Les deux Canadiens avaient été arrêtés en décembre 2018, quelques jours après la détention à Vancouver de Meng Wanzhou, la directrice financière de Huawei et fille du fondateur du géant chinois des télécoms. Celle-ci avait été interpellée à la requête des Etats-Unis, qui l’accusent de fraude bancaire et de violation des sanctions américaines contre l’Iran.
Les autorités chinoises se défendent publiquement de lier les deux affaires, « même si elles les évoquent souvent dans le même souffle », écrit Stephen McDonell, correspondant de la BBC en Chine. Pékin renvoie même l’accusation de séquestration et d’abus de droit dans les camps canadien et américain. Les procédés et les procédures, toutefois, ne sont guère comparables. Alors que les citoyens canadiens sont en prison et privés d’assistance juridique, la directrice de Huawei a été libérée sous caution et, selon un ex-ambassadeur canadien en Chine, « vit dans une luxueuse demeure à Vancouver, où elle dispose d’une équipe d’avocats de premier plan ».

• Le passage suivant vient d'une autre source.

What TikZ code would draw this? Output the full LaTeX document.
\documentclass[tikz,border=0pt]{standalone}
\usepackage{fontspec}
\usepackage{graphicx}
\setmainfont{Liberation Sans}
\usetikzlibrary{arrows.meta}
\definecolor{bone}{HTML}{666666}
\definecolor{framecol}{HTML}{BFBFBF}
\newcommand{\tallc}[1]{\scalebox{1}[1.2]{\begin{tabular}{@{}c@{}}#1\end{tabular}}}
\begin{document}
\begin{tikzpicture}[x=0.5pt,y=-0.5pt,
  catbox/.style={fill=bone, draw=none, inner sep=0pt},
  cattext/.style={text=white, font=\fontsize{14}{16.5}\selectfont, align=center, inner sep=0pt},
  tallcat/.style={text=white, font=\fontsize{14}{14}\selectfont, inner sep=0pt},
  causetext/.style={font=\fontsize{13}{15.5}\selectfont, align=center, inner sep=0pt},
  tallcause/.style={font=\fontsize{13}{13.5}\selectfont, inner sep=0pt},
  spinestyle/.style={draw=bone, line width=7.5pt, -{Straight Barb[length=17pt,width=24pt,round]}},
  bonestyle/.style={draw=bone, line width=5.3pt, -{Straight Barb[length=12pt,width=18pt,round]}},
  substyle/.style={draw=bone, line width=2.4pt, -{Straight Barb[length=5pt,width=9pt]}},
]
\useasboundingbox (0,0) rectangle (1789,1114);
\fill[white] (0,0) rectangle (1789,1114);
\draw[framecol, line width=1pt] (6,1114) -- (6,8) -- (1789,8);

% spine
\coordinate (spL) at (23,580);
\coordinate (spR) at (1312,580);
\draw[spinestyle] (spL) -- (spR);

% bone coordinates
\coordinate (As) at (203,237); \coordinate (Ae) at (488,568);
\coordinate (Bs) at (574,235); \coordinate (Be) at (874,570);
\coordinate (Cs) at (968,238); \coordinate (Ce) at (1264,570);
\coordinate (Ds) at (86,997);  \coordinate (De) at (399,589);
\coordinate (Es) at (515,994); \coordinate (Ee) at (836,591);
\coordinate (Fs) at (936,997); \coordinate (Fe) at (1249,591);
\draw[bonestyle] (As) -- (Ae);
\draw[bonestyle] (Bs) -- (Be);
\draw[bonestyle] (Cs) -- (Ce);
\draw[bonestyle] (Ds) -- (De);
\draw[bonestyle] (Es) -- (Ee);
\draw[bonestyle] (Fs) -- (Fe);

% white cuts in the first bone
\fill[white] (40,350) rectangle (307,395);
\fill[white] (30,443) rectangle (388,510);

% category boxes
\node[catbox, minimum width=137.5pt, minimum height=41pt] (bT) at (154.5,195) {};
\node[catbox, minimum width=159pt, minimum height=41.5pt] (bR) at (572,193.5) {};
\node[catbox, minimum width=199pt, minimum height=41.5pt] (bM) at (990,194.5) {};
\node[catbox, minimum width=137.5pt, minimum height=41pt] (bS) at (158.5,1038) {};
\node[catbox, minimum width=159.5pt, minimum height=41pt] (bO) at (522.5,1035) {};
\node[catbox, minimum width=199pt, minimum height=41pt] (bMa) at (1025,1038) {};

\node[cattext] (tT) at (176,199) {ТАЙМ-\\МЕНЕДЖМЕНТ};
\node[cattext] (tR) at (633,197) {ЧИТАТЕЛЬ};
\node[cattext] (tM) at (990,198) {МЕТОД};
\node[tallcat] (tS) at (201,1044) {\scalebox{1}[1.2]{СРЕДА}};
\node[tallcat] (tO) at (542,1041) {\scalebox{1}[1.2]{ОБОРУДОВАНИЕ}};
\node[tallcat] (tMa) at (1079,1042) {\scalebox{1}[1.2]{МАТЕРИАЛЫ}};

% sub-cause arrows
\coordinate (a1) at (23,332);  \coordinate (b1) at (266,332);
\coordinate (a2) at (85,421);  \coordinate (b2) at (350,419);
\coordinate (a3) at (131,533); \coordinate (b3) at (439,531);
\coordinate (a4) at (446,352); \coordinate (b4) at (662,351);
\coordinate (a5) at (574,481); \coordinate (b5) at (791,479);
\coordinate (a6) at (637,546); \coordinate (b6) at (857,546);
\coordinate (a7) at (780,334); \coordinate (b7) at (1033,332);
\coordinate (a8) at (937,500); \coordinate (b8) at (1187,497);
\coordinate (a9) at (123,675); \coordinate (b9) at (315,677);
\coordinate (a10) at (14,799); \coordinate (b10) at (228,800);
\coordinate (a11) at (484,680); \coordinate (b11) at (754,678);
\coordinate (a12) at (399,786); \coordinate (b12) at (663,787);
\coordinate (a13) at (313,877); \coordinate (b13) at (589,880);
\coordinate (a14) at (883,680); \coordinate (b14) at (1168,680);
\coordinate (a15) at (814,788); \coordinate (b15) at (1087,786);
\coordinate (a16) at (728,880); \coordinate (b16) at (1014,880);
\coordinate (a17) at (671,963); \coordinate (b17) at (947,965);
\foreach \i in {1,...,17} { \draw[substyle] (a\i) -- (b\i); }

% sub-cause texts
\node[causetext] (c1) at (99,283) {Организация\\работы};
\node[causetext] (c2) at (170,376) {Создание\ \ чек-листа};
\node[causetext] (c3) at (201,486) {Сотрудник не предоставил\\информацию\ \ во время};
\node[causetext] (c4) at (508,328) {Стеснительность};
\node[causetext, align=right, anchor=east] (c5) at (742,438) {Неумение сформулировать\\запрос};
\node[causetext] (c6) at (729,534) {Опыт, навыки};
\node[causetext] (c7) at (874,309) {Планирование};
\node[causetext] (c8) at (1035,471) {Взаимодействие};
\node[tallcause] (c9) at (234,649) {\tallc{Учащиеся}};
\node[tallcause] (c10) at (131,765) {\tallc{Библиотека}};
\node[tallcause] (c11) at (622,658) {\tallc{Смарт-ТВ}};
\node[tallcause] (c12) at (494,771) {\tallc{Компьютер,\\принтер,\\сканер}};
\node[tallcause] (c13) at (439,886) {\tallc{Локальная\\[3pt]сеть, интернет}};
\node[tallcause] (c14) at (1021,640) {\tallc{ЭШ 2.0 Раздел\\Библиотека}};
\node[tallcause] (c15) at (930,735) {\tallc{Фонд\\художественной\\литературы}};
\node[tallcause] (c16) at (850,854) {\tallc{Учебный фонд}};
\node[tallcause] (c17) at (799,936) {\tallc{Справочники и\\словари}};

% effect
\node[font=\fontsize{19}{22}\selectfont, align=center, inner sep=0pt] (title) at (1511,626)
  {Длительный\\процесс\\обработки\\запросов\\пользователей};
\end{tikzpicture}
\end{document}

La communauté internationale peine à affronter la diplomatie des otages. Les intérêts en jeu amènent à pratiquer une certaine « patience stratégique » et les négociations sont le plus souvent bilatérales. Or, «sans une approche collective, avertissait en novembre dernier Jason Rezaian, un journaliste irano-américain (Washington Post) retenu en otage entre juillet 2014 et janvier 2016 à Téhéran, d’autres gouvernements pourraient user eux aussi des séquestrations comme d’un instrument acceptable de la diplomatie ».
Sans un respect des garanties et libertés reconnus aux individus dans la Déclaration universelle des droits de l’homme, « le monde restera une jungle où les arrangements du droit international ne seront que des artifices temporaires », prévenait Stanley Hoffmann en 1982 dans Une morale pour les monstres froids. Et les simples citoyens, des pions jetés sans ménagements sur les échiquiers interlopes de la (dé)raison d’Etat.